The inflation number has taken some by surprise. It should not have. Previous episodes of food driven inflation mostly hovered around one-offs in perishable food items, for one reason or another. Onions and tomatoes price spirals are still fresh in memory. There have been instances of chicken and potato driven food inflation in the past. But, perishable food prices, much like others, do not last long. A better crop here and there, resolved supply chain issues, and the prices return to normalcy.
Much focus has been on wheat flour – and rightly so. Wheat flour has the second highest weight in non-perishable food items after milk, in CPI. Minus the so-called ‘crisis’ part – wheat flour prices averaged 9 percent higher in 2019 year-on-year. Roti in Pakistan is coined as the most vital food staple. It has gotten dearer. What is often coined in tandem with Roti is Daal (pulses) – and that has gotten even dearer, without much uproar.
The uproar on wheat flour is understandable, considering it has five times more weight in CPI than pulses. But surely, a three-times price increase in pulses warrants at least half the wheat uproar. Unlike wheat, pulses are a heavily imported dependent commodity group – as Pakistan imports 60-65 percent of its annual requirement of 1.4-1.5 million tons.
Weighted average price of pulses, has gone up by 45 percent year-on-year as per the latest numbers – to Rs188/kg. Average imported price in dollar terms in the meanwhile has gone down by 28 percent. Even accounting for the rupee depreciation, average imported pulse price has decreased by 19 percent year-on-year.
Make room for general inflation adjustment – and even then, the sky-high prices of pulses make little sense. Not that pulses require high-tech processing either, the cost of which may have gone up. The gram pulse is mostly locally produced, and the sharp increase in January prices could still be attributed to crop patterns. But all other pulses are largely imported, and with both unit value and currency stable –price increase tells traders are pocketing hefty margins.
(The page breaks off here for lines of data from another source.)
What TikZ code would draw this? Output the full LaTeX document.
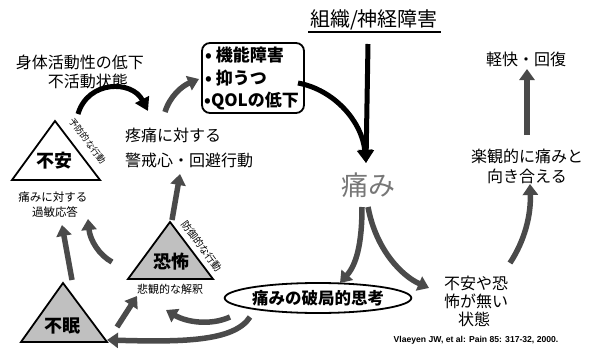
\documentclass[tikz,border=0pt]{standalone}
\usepackage{fontspec}
\setmainfont{Noto Sans CJK JP}
\newfontfamily\lat{Liberation Sans}
\usetikzlibrary{arrows.meta,shapes.geometric}
\definecolor{agray}{HTML}{4A4A4A}
\definecolor{tfill}{HTML}{C0C0C0}
\definecolor{paingray}{HTML}{777777}
\begin{document}
\begin{tikzpicture}[x=1pt,y=-1pt,
  garrow/.style={draw=agray, line width=5.5pt, -{Triangle[length=11pt,width=15pt]}},
  barrow/.style={draw=black, line width=5pt, -{Triangle[length=13pt,width=15pt]}},
  lbl/.style={inner sep=0pt, align=center, font=\fontsize{16}{19}\selectfont},
  small/.style={inner sep=0pt, align=center, font=\fontsize{11.5}{15}\selectfont},
  tri/.style={draw=black, line width=1.8pt, line join=miter},
  tritext/.style={inner sep=0pt, font=\fontsize{18}{20}\selectfont\bfseries},
  edgetext/.style={inner sep=0pt, font=\fontsize{9}{10}\selectfont}]
\useasboundingbox (0,0) rectangle (598,351);

% title
\node[inner sep=0pt, font=\fontsize{20}{22}\selectfont] (title) at (374,20) {組織/神経障害};
\draw[line width=1.2pt] (308,32) -- (441,32);

% pain
\node[inner sep=0pt, text=paingray, font=\fontsize{27}{30}\selectfont] (pain) at (368,185) {痛み};

% box
\node[draw, line width=1.8pt, rounded corners=8pt, minimum width=102pt, minimum height=70pt,
      inner sep=0pt] (box) at (253,78) {};
\node[inner sep=0pt, anchor=west, font=\fontsize{17}{20}\selectfont\bfseries] (b1) at (205,55) {• 機能障害};
\node[inner sep=0pt, anchor=west, font=\fontsize{17}{20}\selectfont\bfseries] (b2) at (205,78) {• 抑うつ};
\node[inner sep=0pt, anchor=west, font=\fontsize{17}{20}\selectfont\bfseries] (b3) at (204,101) {•QOLの低下};

% left texts
\node[lbl] (act1) at (80,62) {身体活動性の低下};
\node[lbl] (act2) at (88,81) {不活動状態};
\node[lbl, anchor=west] (vig1) at (125,135) {疼痛に対する};
\node[lbl, anchor=west] (vig2) at (125,160) {警戒心・回避行動};

% right texts
\node[lbl] (rec) at (526,59) {軽快・回復};
\node[lbl] (opt1) at (527,156) {楽観的に痛みと};
\node[lbl] (opt2) at (527,176) {向き合える};
\node[lbl] (nf1) at (476,283) {不安や恐};
\node[lbl] (nf2) at (476,301) {怖が無い};
\node[lbl] (nf3) at (474,319) {状態};

% ellipse
\node[draw, ellipse, line width=1.8pt, minimum width=166pt, minimum height=30pt, inner sep=0pt,
      font=\fontsize{16.5}{19}\selectfont\bfseries] (cat) at (318,298) {痛みの破局的思考};

% triangle anxiety
\coordinate (ta) at (55,121);
\coordinate (tl) at (12,180);
\coordinate (tr) at (100,180);
\draw[tri, fill=white] (ta) -- (tl) -- (tr) -- cycle;
\node[tritext] (anx) at (55,161) {不安};
\node[edgetext, rotate=-52.7] (anxl) at (87.5,141) {予防的な行動};
\node[small] (hyp1) at (53,197) {痛みに対する};
\node[small] (hyp2) at (55,212) {過敏応答};

% triangle fear
\coordinate (fa) at (170,222);
\coordinate (fl) at (128,279);
\coordinate (fr) at (213,279);
\draw[tri, fill=tfill] (fa) -- (fl) -- (fr) -- cycle;
\node[tritext] (fear) at (171,262) {恐怖};
\node[edgetext, font=\fontsize{10}{11}\selectfont, rotate=-53.5] (fearl) at (201.5,246) {防御的な行動};
\node[small, font=\fontsize{11}{14}\selectfont] (pess) at (170,289) {悲観的な解釈};

% triangle insomnia
\coordinate (ia) at (63,283);
\coordinate (il) at (21,342);
\coordinate (ir) at (107,342);
\draw[tri, fill=tfill] (ia) -- (il) -- (ir) -- cycle;
\node[tritext] (ins) at (63,326) {不眠};

% citation
\node[inner sep=0pt, font=\lat\bfseries\fontsize{8.6}{10}\selectfont] (cite) at (476,340) {Vlaeyen JW, et al: Pain 85: 317-32, 2000.};

% arrow coordinates
\coordinate (a1s) at (78,114);  \coordinate (a1e) at (148,111);
\coordinate (a2s) at (165,112); \coordinate (a2e) at (199,79);
\coordinate (a3s) at (368,44);  \coordinate (pin) at (366,163);
\coordinate (a4s) at (298,83);
\coordinate (a5s) at (362,207); \coordinate (a5e) at (340,283);
\coordinate (a6s) at (368,207); \coordinate (a6e) at (429,288);
\coordinate (a7s) at (510,263); \coordinate (a7e) at (530,184);
\coordinate (a8s) at (527,135); \coordinate (a8e) at (527,69);
\coordinate (a9s) at (172,220); \coordinate (a9e) at (180,174);
\coordinate (a10s) at (72,280); \coordinate (a10e) at (62,225);
\coordinate (a11s) at (112,262);\coordinate (a11e) at (88,219);
\coordinate (a12s) at (117,327);\coordinate (a12e) at (137,296);
\coordinate (a13s) at (230,317);\coordinate (a13e) at (166,310);
\coordinate (a14s) at (250,317);\coordinate (a14e) at (107,340);

% black arrows
\draw[barrow] (a1s) .. controls (88,80) and (132,80) .. (a1e);
\draw[barrow] (a3s) -- (pin);
\draw[barrow] (a4s) .. controls (335,90) and (362,122) .. (pin);

% gray arrows
\draw[garrow] (a2s) .. controls (170,96) and (182,86) .. (a2e);
\draw[garrow] (a5s) .. controls (362,245) and (356,265) .. (a5e);
\draw[garrow] (a6s) .. controls (376,250) and (402,276) .. (a6e);
\draw[garrow] (a7s) .. controls (525,240) and (531,215) .. (a7e);
\draw[garrow] (a8s) -- (a8e);
\draw[garrow] (a9s) -- (a9e);
\draw[garrow] (a10s) -- (a10e);
\draw[garrow] (a11s) .. controls (99,255) and (90,240) .. (a11e);
\draw[garrow] (a12s) -- (a12e);
\draw[garrow] (a13s) .. controls (210,326) and (186,322) .. (a13e);
\draw[garrow] (a14s) .. controls (234,342) and (180,342) .. (a14e);
\end{tikzpicture}
\end{document}
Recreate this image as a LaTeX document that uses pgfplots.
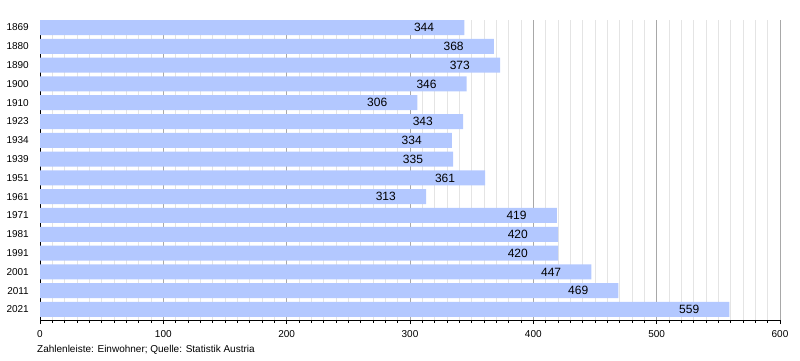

More interestingly, it may actually start making more sense to have the Daal outside at roadside hotels. As the graph shows, cooked Daal prices have only tailed up recently – and that too at a much lower rate than the retail market price. There is very little else that goes in cooked Daal other than Daal itself. The huge differential goes on to hint at two possible explanations.
The fact that cooked Daal outside is mostly consumed by working class should be taken into consideration in terms of pricing power. Someone is at a loss in this equation. If the hotels are keeping their margins without increasing the price in proportion – there may be a case of reduced serving size – as often observed and reported in case of Roti. And if that is not the case, a lot of roadside hotels are taking a deep cut on their profit margins.
Alternatively, there could be a case of retailers pocketing massive margins, as most hotels would be buying from the wholesale market, where prices may not have increased as significantly. Whatever the case, Daal Roti may no longer be the go-to diet for the working class.